----- Data extract -----

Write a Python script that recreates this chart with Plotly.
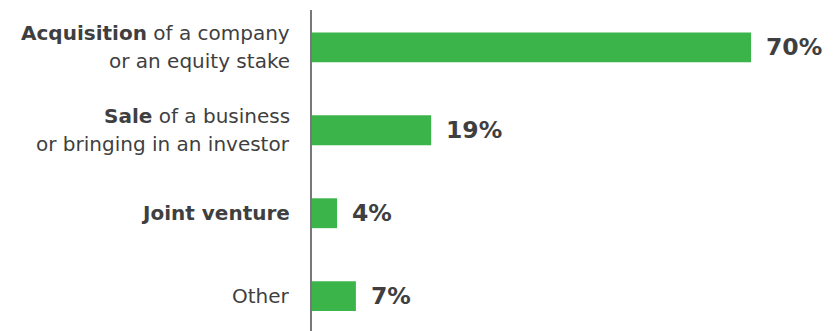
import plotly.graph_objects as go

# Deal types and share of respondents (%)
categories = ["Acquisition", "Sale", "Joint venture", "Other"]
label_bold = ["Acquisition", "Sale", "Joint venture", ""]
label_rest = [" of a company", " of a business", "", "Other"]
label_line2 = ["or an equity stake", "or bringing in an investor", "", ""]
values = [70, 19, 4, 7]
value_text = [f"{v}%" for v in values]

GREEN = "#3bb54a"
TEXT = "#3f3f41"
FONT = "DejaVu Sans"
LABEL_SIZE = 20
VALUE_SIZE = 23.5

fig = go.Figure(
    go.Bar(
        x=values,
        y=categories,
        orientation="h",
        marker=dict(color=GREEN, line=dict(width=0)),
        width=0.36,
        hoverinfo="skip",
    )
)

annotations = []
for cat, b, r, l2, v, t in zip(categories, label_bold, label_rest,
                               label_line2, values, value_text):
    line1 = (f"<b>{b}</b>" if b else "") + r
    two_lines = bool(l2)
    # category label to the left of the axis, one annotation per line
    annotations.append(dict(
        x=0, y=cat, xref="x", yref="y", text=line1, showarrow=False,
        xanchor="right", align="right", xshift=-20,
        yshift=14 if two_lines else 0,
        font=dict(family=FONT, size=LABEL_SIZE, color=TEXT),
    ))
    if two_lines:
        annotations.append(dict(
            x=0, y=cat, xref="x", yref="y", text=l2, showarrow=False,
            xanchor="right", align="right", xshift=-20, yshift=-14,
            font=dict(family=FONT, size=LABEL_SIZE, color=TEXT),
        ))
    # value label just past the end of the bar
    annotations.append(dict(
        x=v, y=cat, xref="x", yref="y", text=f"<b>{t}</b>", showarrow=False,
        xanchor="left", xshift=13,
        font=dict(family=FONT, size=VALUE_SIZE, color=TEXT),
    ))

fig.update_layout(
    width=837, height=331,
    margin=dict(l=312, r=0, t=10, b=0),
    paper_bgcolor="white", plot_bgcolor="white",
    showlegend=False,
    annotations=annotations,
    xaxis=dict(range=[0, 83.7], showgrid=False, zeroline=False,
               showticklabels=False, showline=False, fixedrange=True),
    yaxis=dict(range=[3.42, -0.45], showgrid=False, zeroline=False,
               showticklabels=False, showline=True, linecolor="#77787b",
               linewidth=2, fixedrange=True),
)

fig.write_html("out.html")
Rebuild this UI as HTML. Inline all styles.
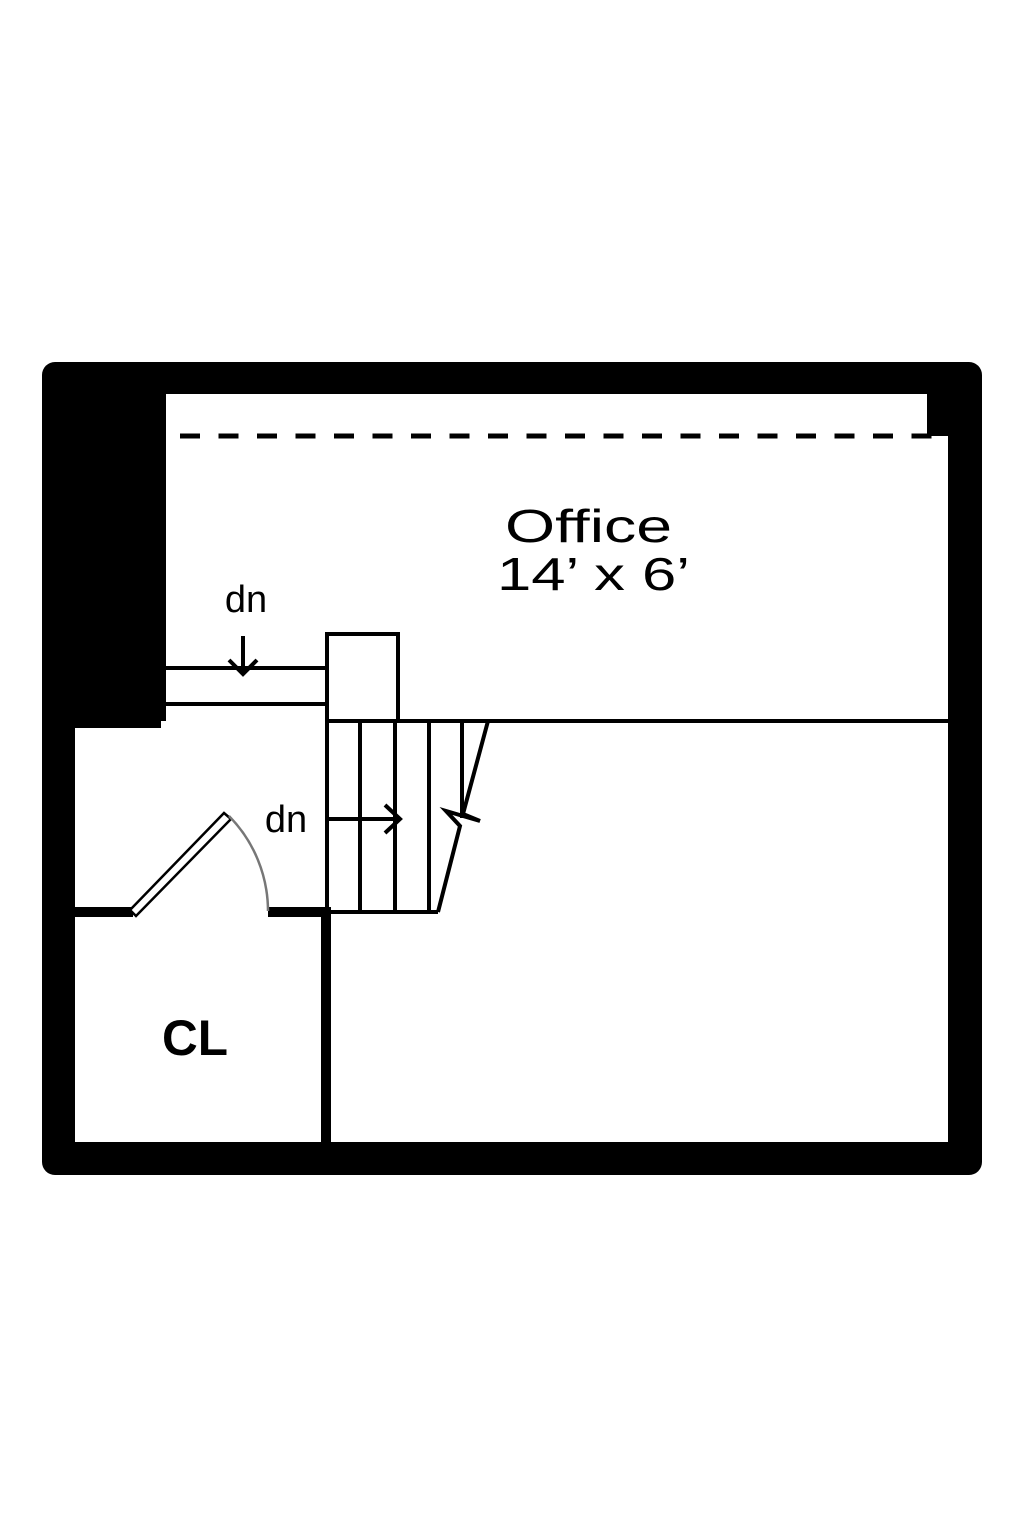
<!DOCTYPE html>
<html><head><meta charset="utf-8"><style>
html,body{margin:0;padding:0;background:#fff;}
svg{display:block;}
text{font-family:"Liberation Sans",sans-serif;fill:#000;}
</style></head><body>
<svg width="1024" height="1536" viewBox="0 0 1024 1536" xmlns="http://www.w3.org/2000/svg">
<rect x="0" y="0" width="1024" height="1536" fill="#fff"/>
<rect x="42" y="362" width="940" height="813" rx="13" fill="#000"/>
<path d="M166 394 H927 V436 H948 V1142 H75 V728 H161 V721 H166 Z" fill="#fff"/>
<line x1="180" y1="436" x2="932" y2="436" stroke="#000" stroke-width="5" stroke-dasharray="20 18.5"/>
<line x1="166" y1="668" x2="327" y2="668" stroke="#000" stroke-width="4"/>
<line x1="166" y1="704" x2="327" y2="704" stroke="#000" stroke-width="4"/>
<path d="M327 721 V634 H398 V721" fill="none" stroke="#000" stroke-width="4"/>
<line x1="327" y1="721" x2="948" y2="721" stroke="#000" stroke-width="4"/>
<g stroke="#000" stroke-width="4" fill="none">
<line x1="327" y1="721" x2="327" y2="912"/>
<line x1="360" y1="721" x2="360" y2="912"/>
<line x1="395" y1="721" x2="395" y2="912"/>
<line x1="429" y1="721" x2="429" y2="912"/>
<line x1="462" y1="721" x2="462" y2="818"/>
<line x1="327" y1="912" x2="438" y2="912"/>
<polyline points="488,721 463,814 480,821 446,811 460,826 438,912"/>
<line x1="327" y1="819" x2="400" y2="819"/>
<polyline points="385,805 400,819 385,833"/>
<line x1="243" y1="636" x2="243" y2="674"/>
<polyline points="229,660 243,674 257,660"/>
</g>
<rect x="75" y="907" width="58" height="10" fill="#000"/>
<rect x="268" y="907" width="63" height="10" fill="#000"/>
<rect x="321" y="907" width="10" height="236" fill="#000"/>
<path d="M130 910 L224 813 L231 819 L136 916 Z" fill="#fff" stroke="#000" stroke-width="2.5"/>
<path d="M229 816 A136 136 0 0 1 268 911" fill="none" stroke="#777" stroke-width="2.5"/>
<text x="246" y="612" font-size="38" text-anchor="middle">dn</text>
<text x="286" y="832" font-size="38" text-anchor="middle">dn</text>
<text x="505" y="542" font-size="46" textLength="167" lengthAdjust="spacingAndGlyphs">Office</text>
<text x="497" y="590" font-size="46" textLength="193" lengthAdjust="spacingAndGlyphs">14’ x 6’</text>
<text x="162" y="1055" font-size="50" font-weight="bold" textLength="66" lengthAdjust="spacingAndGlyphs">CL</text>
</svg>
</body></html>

-----

▶ **Requirements**:
Reproduce the records above from their first line to the line bearing "import plotly.graph_objects as go", both ends included, leaving every picture out.

▶ **Exercise result**:
Write a Python script that recreates this chart with Plotly.
import plotly.graph_objects as go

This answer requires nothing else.